Dallo scorso settembre vivo nella nostra parrocchia della Magliana, nella periferia sud di Roma. Da quando sono qui, il martedì è uno dei giorni più belli della settimana. Inizia come tutti gli altri: recita delle Lodi insieme ai fratelli della casa, adorazione, preghiera personale e infine la Santa Messa. Questo tempo non è accessorio, ma è un momento chiave per implorare che Cristo si serva di me per incontrare le persone cui siamo mandati.
La mattina la passo con don Gerry. Vive alla Magliana da oltre 25 anni e ha il Parkinson. Quando lo guardo, ci sono tante cose che mi colpiscono. In primo luogo, l’umiltà che ha nel chiedere una mano per prepararsi, in modo da poter uscire di casa in orario. Poi, mi colpisce come vive la malattia. Dice spesso che la fatica ha senso se è vissuta come offerta per le persone del quartiere per le quali ha dato la vita.

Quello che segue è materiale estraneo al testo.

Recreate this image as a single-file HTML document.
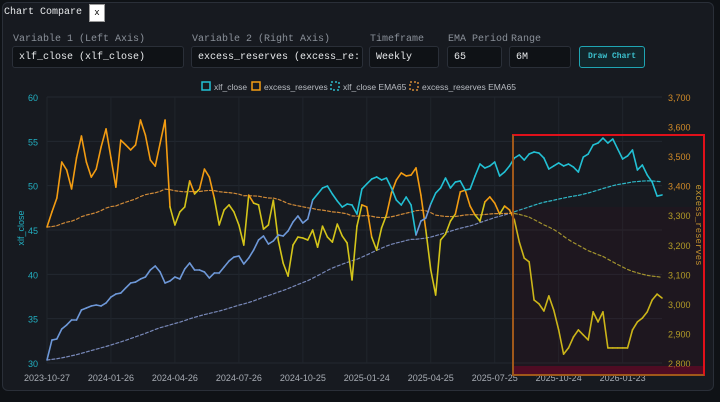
<!DOCTYPE html>
<html><head><meta charset="utf-8">
<style>
*{box-sizing:border-box;margin:0;padding:0}
body{width:720px;height:402px;background:#0f1216;font-family:"Liberation Mono",monospace;color:#c8ccd2;overflow:hidden;position:relative}
#panel{position:absolute;left:2px;top:2px;width:712px;height:389px;background:#171a20;border:1px solid #2a2f38;border-radius:6px}
.t{position:absolute;font-size:11px}
.lbl{position:absolute;top:34px;font-size:10px;color:#8a9099}
.inp{position:absolute;top:46px;height:22px;background:#0f1216;border:1px solid #2a2f38;border-radius:3px;font-size:10px;color:#e6e8ea;padding:5px 6px;white-space:nowrap;overflow:hidden}
#btn{position:absolute;left:579px;top:46px;width:66px;height:22px;border:1px solid #1fa5b3;border-radius:3px;background:#12262b;color:#3cc3d0;font-size:8px;text-align:center;line-height:20px;font-weight:bold}
svg{position:absolute;left:0;top:0}
</style></head><body>
<div id="panel"></div>
<div class="t" style="left:4px;top:7px;color:#e8eaec;font-size:10px">Chart Compare</div>
<div style="position:absolute;left:89px;top:4px;width:16px;height:18px;background:#fff;color:#000;font-size:9px;text-align:center;line-height:17px;border:1px solid #999">x</div>
<div class="lbl" style="left:13px">Variable 1 (Left Axis)</div>
<div class="inp" style="left:12px;width:172px">xlf_close (xlf_close)</div>
<div class="lbl" style="left:192px">Variable 2 (Right Axis)</div>
<div class="inp" style="left:191px;width:172px">excess_reserves (excess_re:</div>
<div class="lbl" style="left:370px">Timeframe</div>
<div class="inp" style="left:369px;width:70px">Weekly</div>
<div class="lbl" style="left:448px">EMA Period</div>
<div class="inp" style="left:447px;width:55px">65</div>
<div class="lbl" style="left:511px">Range</div>
<div class="inp" style="left:509px;width:62px">6M</div>
<div id="btn">Draw Chart</div>
<svg id="chart" width="720" height="402"></svg>
<script>
const xlf=[30.34,32.59,32.71,33.83,34.29,34.85,34.85,35.98,36.20,36.43,36.54,36.43,36.77,37.44,37.78,37.89,38.46,39.02,39.13,39.47,39.70,40.49,40.94,40.26,39.02,39.25,39.70,39.47,40.60,41.28,40.49,40.49,40.26,39.59,40.15,40.15,40.83,41.50,41.95,42.07,41.17,41.84,42.74,43.87,44.32,43.42,43.76,44.44,44.32,44.89,45.90,46.58,45.79,46.24,48.38,49.06,49.74,49.96,49.06,48.27,47.59,47.93,47.82,46.80,49.62,50.19,50.75,50.98,50.64,50.86,49.74,48.38,47.82,48.72,47.82,44.44,46.01,46.35,47.93,49.17,49.74,50.86,49.74,50.41,50.53,49.51,49.62,51.09,52.44,51.99,52.22,52.67,51.09,51.54,52.22,53.12,53.46,52.89,53.57,53.80,53.68,53.12,51.88,52.22,52.56,52.22,52.44,52.10,51.54,53.23,53.57,54.59,54.81,55.37,54.81,55.26,54.13,53.01,53.35,54.02,51.77,52.33,51.20,50.41,48.83,48.95];
const excess=[3260,3311,3358,3480,3453,3389,3494,3568,3480,3429,3456,3531,3592,3494,3395,3554,3538,3521,3538,3622,3571,3487,3466,3544,3622,3328,3267,3311,3328,3416,3372,3389,3456,3429,3358,3267,3318,3335,3311,3267,3199,3368,3341,3335,3253,3267,3351,3216,3138,3094,3199,3226,3223,3216,3250,3192,3263,3226,3209,3270,3230,3206,3081,3263,3335,3328,3226,3182,3257,3301,3375,3419,3443,3433,3436,3460,3368,3250,3115,3030,3216,3236,3280,3304,3379,3385,3331,3301,3280,3345,3362,3341,3304,3331,3318,3284,3209,3155,3142,3013,3000,2976,3027,2979,2912,2830,2851,2888,2912,2895,2878,2973,2939,2973,2851,2851,2851,2851,2851,2912,2939,2952,2973,3013,3033,3020];
const dateLabels=["2023-10-27","2024-01-26","2024-04-26","2024-07-26","2024-10-25","2025-01-24","2025-04-25","2025-07-25","2025-10-24","2026-01-23"];
const leftTicks=[30,35,40,45,50,55,60];
const rightTicks=[2800,2900,3000,3100,3200,3300,3400,3500,3600,3700];
const emaPeriod=65;

const svg=document.getElementById('chart');
const NS='http://www.w3.org/2000/svg';
const X0=47,DX=4.92,YT=97,YB=363;
const xs=i=>X0+DX*i;
const yL=v=>YB-(v-30)/30*(YB-YT);
const yR=v=>YB-(v-2800)/900*(YB-YT);
function ema(a){const k=2/(emaPeriod+1);const o=[a[0]];for(let i=1;i<a.length;i++)o.push(a[i]*k+o[i-1]*(1-k));return o;}
const xE=ema(xlf),eE=ema(excess);
function el(t,at){const e=document.createElementNS(NS,t);for(const k in at)e.setAttribute(k,at[k]);svg.appendChild(e);return e;}
leftTicks.forEach(v=>{const g=el('line',{x1:X0,x2:662,y1:yL(v),y2:yL(v),stroke:'#232830','stroke-width':1});


const t=el('text',{x:38,y:yL(v)+4,'text-anchor':'end','font-size':9,fill:'#22b0c2','font-family':'Liberation Sans, sans-serif'});t.textContent=v;

});
rightTicks.forEach(v=>{const t=el('text',{x:668,y:yR(v)+4,'font-size':9,fill:v>=3400?'#d08a28':'#b8a828','font-family':'Liberation Sans, sans-serif'});t.textContent=v.toLocaleString('en-US');

});
dateLabels.forEach((d,k)=>{const x=xs(k*13);const g=el('line',{x1:x,x2:x,y1:YT,y2:YB,stroke:'#20252c','stroke-width':1});


const t=el('text',{x:x,y:381,'text-anchor':'middle','font-size':9,fill:'#a8adb4','font-family':'Liberation Sans, sans-serif'});t.textContent=d;

});
let at=el('text',{x:0,y:0,transform:'translate(24,228) rotate(-90)','text-anchor':'middle','font-size':9,fill:'#22b0c2','font-family':'Liberation Sans, sans-serif'});at.textContent='xlf_close';


at=el('text',{x:0,y:0,transform:'translate(696,225) rotate(90)','text-anchor':'middle','font-size':9,fill:'#c89a30','font-family':'Liberation Mono, monospace'});at.textContent='excess_reserves';


function seg(arr,yf,colorFn,w,dash,name){for(let i=0;i<arr.length-1;i++){const a={x1:xs(i),y1:yf(arr[i]),x2:xs(i+1),y2:yf(arr[i+1]),stroke:colorFn(i),'stroke-width':w,'stroke-linecap':'round'};if(dash)a['stroke-dasharray']=dash;const l=el('line',a);

}}
seg(xE,yL,i=>yL(xE[i])<yR(eE[i])?'#2fb8c8':'#7888b8',1.2,'3,3','xlf-ema-line');
seg(eE,yR,i=>yR(eE[i])<yL(xE[i])?'#d08a38':'#a8a030',1.2,'3,3','excess-ema-line');
seg(excess,yR,i=>excess[i]>=eE[i]?'#f39c12':'#d4c51a',1.6,null,'excess-reserves-line');
seg(xlf,yL,i=>yL(xlf[i])<yR(eE[i])?'#22c0d4':'#6e98d8',1.6,null,'xlf-close-line');
let r=el('rect',{x:513,y:207,width:191,height:168,fill:'rgba(120,0,30,0.08)'});


r=el('rect',{x:513,y:366,width:191,height:9,fill:'rgba(140,0,40,0.45)'});


r=el('rect',{x:513,y:135,width:191,height:240,fill:'none',stroke:'#e0101a','stroke-width':2});


r=el('path',{d:'M513,135 V375 H704',fill:'none',stroke:'#a0581a','stroke-width':2});


const leg=[['xlf_close','#22c0d4',false,206],['excess_reserves','#f39c12',false,256],['xlf_close EMA65','#2fb8c8',true,335],['excess_reserves EMA65','#d08a38',true,414]];
leg.forEach(([n,c,d,x])=>{const b=el('rect',{x:x-4,y:82,width:8,height:8,fill:'none',stroke:c,'stroke-width':1.5});if(d)b.setAttribute('stroke-dasharray','2,2');


const t=el('text',{x:x+8,y:90,'font-size':8.5,fill:'#b8bcc2','font-family':'Liberation Sans, sans-serif'});t.textContent=n;

});
</script>
</body></html>
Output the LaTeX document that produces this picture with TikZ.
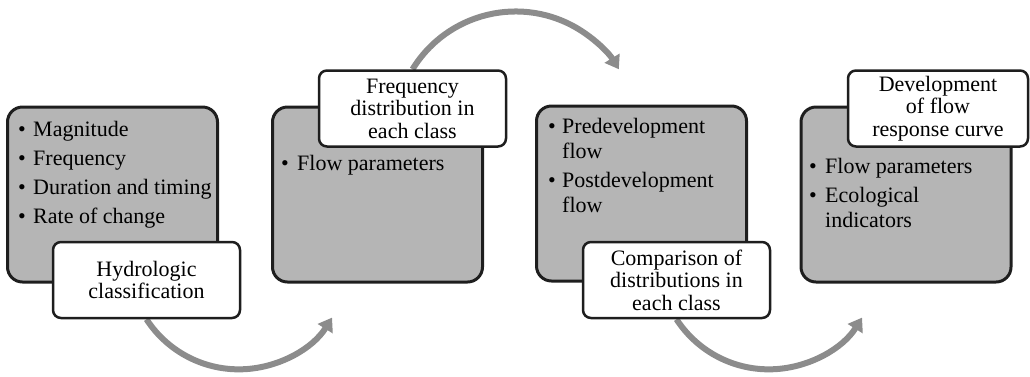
\documentclass[tikz,border=0pt]{standalone}
\usepackage{fontspec}
\setmainfont{Liberation Serif}
\usetikzlibrary{arrows.meta}
\pgfdeclarelayer{back}
\pgfsetlayers{back,main}
\definecolor{boxgray}{HTML}{B5B5B5}
\definecolor{arrgray}{HTML}{8C8C8C}
\definecolor{edgecol}{HTML}{1E1E1E}
\begin{document}
\begin{tikzpicture}[x=1pt,y=-1pt,
  graybox/.style={draw=edgecol, fill=boxgray, line width=3pt, rounded corners=15pt,
    minimum width=210pt, minimum height=175pt, inner sep=0pt},
  tagbox/.style={draw=edgecol, fill=white, line width=2.5pt, rounded corners=8pt,
    inner sep=0pt, align=center, minimum width=187pt, minimum height=76pt,
    font=\fontsize{22}{22.5}\selectfont},
  flowarrow/.style={draw=arrgray, line width=6pt, -{Triangle[width=17pt,length=13pt]}},
  itemtext/.style={anchor=base west, inner sep=0pt, font=\fontsize{22}{26}\selectfont},
  bulletdot/.style={anchor=base, inner sep=0pt, font=\fontsize{22}{26}\selectfont}
]
\useasboundingbox (0,0) rectangle (1030,376);

% gray boxes
\node[graybox] (b1) at (112.5,194.5) {};
\node[graybox] (b2) at (377.5,194.5) {};
\node[graybox] (b3) at (641.5,193.5) {};
\node[graybox] (b4) at (906,194.5) {};

% label boxes
\node[tagbox] (t1) at (146.5,280) {Hydrologic\\classification};
\node[tagbox] (t2) at (412.5,108.5) {Frequency\\distribution in\\each class};
\node[tagbox] (t3) at (676.5,280) {Comparison of\\distributions in\\each class};
\node[tagbox, minimum width=180pt] (t4) at (938,108.5) {Development\\of flow\\response curve};

% arrows, behind everything
\begin{pgfonlayer}{back}
\draw[flowarrow] (t1.south) arc[start angle=147, end angle=32, radius=110];
\draw[flowarrow] (t2.north) arc[start angle=211.5, end angle=328.5, radius=121];
\draw[flowarrow] (t3.south) arc[start angle=147, end angle=32, radius=110];
\end{pgfonlayer}

% box 1 items
\node[bulletdot] (d11) at (22,136) {•};
\node[itemtext] (i11) at (33,136) {Magnitude};
\node[bulletdot] (d12) at (22,165) {•};
\node[itemtext] (i12) at (33,165) {Frequency};
\node[bulletdot] (d13) at (22,194) {•};
\node[itemtext] (i13) at (33,194) {Duration and timing};
\node[bulletdot] (d14) at (22,223) {•};
\node[itemtext] (i14) at (33,223) {Rate of change};

% box 2 items
\node[bulletdot] (d21) at (285,170) {•};
\node[itemtext] (i21) at (297,170) {Flow parameters};

% box 3 items
\node[bulletdot] (d31) at (552,133) {•};
\node[itemtext] (i31) at (562,133) {Predevelopment};
\node[itemtext] (i32) at (562,158) {flow};
\node[bulletdot] (d32) at (552,187) {•};
\node[itemtext] (i33) at (562,187) {Postdevelopment};
\node[itemtext] (i34) at (562,212) {flow};

% box 4 items
\node[bulletdot] (d41) at (813,173) {•};
\node[itemtext] (i41) at (825,173) {Flow parameters};
\node[bulletdot] (d42) at (813,202) {•};
\node[itemtext] (i42) at (825,202) {Ecological};
\node[itemtext] (i43) at (825,227) {indicators};
\end{tikzpicture}
\end{document}
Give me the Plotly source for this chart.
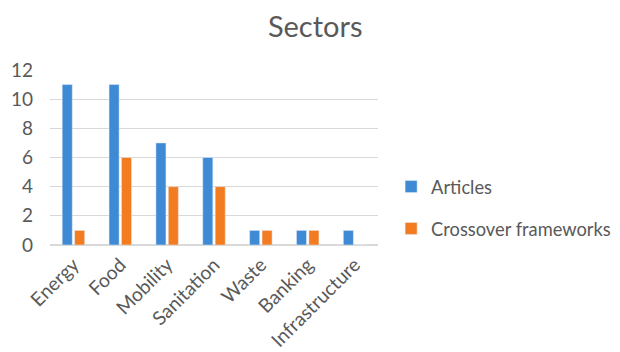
import plotly.graph_objects as go

categories = ["Energy", "Food", "Mobility", "Sanitation", "Waste", "Banking", "Infrastructure"]
articles = [11, 11, 7, 6, 1, 1, 1]
crossover = [1, 6, 4, 4, 1, 1, 0]
y_ticks = [0, 2, 4, 6, 8, 10, 12]

FONT = "Lato, Open Sans, sans-serif"
GRAY = "#595959"

fig = go.Figure()
fig.add_trace(go.Bar(x=categories, y=articles, name="Articles", marker_color="#3f8ad4",
                     legendgroup="a"))
fig.add_trace(go.Bar(x=categories, y=crossover, name="Crossover frameworks", marker_color="#f47c20",
                     legendgroup="b"))

# page body has an 8px default margin; figure sized to fit the 620x352 window
fig.update_layout(
    width=612, height=344,
    paper_bgcolor="white", plot_bgcolor="white",
    margin=dict(l=42, r=242, t=62, b=107, autoexpand=False),
    barmode="group", bargap=0.47, bargroupgap=0.19,
    title=dict(text="Sectors", x=0.502, xref="container", xanchor="center",
               y=0.945, yref="container", yanchor="middle",
               font=dict(family=FONT, size=29, color=GRAY)),
    font=dict(family=FONT, color=GRAY),
    legend=dict(x=1.04, xref="paper", y=0.213, yanchor="middle", font=dict(size=18.3, color=GRAY),
                traceorder="grouped", tracegroupgap=15, itemwidth=30),
    showlegend=True,
)
fig.update_yaxes(range=[0, 12], tickvals=y_ticks, showgrid=True, gridcolor="#d9d9d9",
                 zeroline=True, zerolinecolor="#d9d9d9", tickfont=dict(size=19, color=GRAY),
                 ticks="", showline=False, automargin=False, ticklabelstandoff=16)
fig.update_xaxes(tickangle=-45, tickfont=dict(size=19.3, color=GRAY), showline=True,
                 linecolor="#d9d9d9", ticks="", automargin=False)
fig.write_html("out.html")
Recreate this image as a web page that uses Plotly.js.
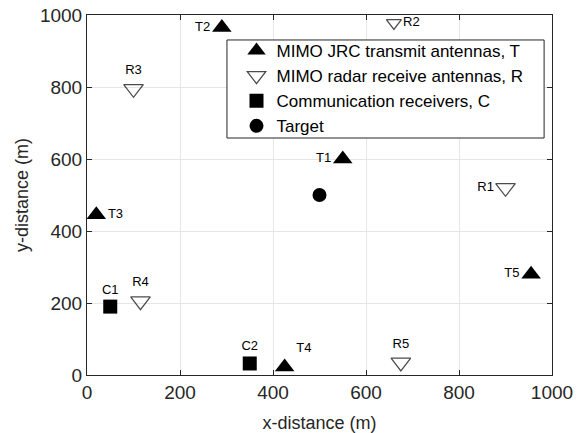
<!DOCTYPE html>
<html><head><meta charset="utf-8">
<script src="https://cdn.plot.ly/plotly-3.0.1.min.js"></script>
<style>html,body{margin:0;padding:0;background:#fff}#plot{width:587px;height:433px}</style>
</head><body><div id="plot"></div>
<script>
// Data
const txX = [550, 290, 20, 425, 955];
const txY = [600, 965, 445, 22, 280];
const txLabels = ['T1', 'T2', 'T3', 'T4', 'T5'];
const txPos = ['middle left', 'middle left', 'middle right', 'top right', 'middle left'];

const rxX = [900, 660, 100, 115, 675];
const rxY = [520, 978, 795, 205, 35];
const rxLabels = ['R1', 'R2', 'R3', 'R4', 'R5'];
const rxPos = ['middle left', 'middle right', 'top center', 'top center', 'top center'];

const cX = [50, 350];
const cY = [190, 32];
const cLabels = ['C1', 'C2'];
const cPos = ['top center', 'top center'];

const tgX = [500];
const tgY = [500];

const names = ['MIMO JRC transmit antennas, T', 'MIMO radar receive antennas, R', 'Communication receivers, C', 'Target'];

const FONT = 'Liberation Sans, Arial, sans-serif';
const lblFont = {family: FONT, size: 13, color: '#000'};
const traces = [
  {x: txX, y: txY, text: txLabels, textposition: txPos, mode: 'markers+text', type: 'scatter', name: names[0],
   marker: {symbol: 'triangle-up', size: 17, color: '#000'}, textfont: lblFont, cliponaxis: false},
  {x: rxX, y: rxY, text: rxLabels, textposition: rxPos, mode: 'markers+text', type: 'scatter', name: names[1],
   marker: {symbol: 'triangle-down-open', size: [17, 13, 17, 17, 17], color: '#000', line: {width: 1.3, color: '#000'}}, textfont: lblFont, cliponaxis: false},
  {x: cX, y: cY, text: cLabels, textposition: cPos, mode: 'markers+text', type: 'scatter', name: names[2],
   marker: {symbol: 'square', size: 14, color: '#000'}, textfont: lblFont, cliponaxis: false},
  {x: tgX, y: tgY, mode: 'markers', type: 'scatter', name: names[3],
   marker: {symbol: 'circle', size: 14, color: '#000'}, cliponaxis: false}
];

const axCommon = {
  range: [0, 1000], dtick: 200, tick0: 0, showgrid: true, gridcolor: '#e6e6e6', gridwidth: 1,
  zeroline: false, showline: true, linecolor: '#262626', linewidth: 1, mirror: 'ticks',
  ticks: 'inside', ticklen: 5, tickcolor: '#262626',
  tickfont: {family: FONT, size: 19, color: '#262626'}
};

const layout = {
  width: 587, height: 433,
  margin: {l: 87, r: 35, t: 15, b: 58},
  paper_bgcolor: '#fff', plot_bgcolor: '#fff',
  showlegend: true,
  font: {family: FONT, color: '#262626'},
  xaxis: Object.assign({}, axCommon, {title: {text: 'x-distance (m)', font: {size: 18, color: '#262626'}, standoff: 14}}),
  yaxis: Object.assign({}, axCommon, {title: {text: 'y-distance (m)', font: {size: 18, color: '#262626'}, standoff: 6}}),
  legend: {x: 0.3215, y: 0.95, xanchor: 'left', yanchor: 'top', bgcolor: 'rgba(0,0,0,0)', borderwidth: 0,
           font: {size: 17, color: '#000'}, tracegroupgap: 0, itemsizing: 'trace'},
  shapes: [{type: 'rect', xref: 'paper', yref: 'paper', x0: 0.301, x1: 0.983, y0: 0.6583, y1: 0.9306,
            fillcolor: '#fff', line: {color: '#262626', width: 1}, layer: 'above'}]
};

Plotly.newPlot('plot', traces, layout, {displayModeBar: false, staticPlot: true});
</script></body></html>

In particolare, aiuto don Gerry con il “Caffè in compagnia”. È una proposta rivolta agli anziani del quartiere: facciamo colazione insieme e poi la lectio divina: durante la settimana ciascuno medita e prega leggendo un brano del Vangelo; il martedì, ci raccontiamo che cosa il Vangelo ha suscitato in noi e come si collega alla nostra vita.
Resta un grande punto di domanda che non possono ignorare facilmente
È bellissimo vedere la passione che hanno nel condividere le loro scoperte e l’amicizia che sta nascendo fra loro. Spesso si incontrano per aiutarsi ad arrivare preparati al “Caffè in compagnia” e ora hanno anche iniziato ad accompagnarsi l’un l’altro alle varie visite mediche.
Dopo gli anziani, i giovani. Al pomeriggio, don Paolo, il parroco, mi ha chiesto di stare al nostro campo da calcetto per incontrare i ragazzi che vengono a giocare. Organizzo le partite di calcio e gioco quando ci sono i ragazzi più grandi. Parlo molto con i ragazzi anche tra una partita e l’altra. Hanno tantissime cose da chiedere. La domanda che mi è stata fatta più volte quest’anno – e che non mi aspettavo – è sicuramente questa: “Ma tu, fai l’amore?”. Non sempre è espressa con questa delicatezza ma piuttosto con il “colore” che il dialetto romano favorisce. Per questi ragazzi è assurdo che un uomo di 26 anni scelga una vita di castità. Spesso la domanda è fatta in modo provocatorio, ma per me è comunque un grande aiuto perché mi obbliga a recuperare le ragioni della mia scelta. Loro capiscono quando spiego che sì, nella castità c’è un aspetto di sacrificio, ma che sono felice di dare tutto me stesso a Dio e rispondere al suo amore. In questo anno, sto scoprendo quanto sia forte la testimonianza di una vita verginale nel mondo di oggi. Non è che adesso loro condividano la mia scelta, ma resta un grande punto di domanda che non possono ignorare facilmente.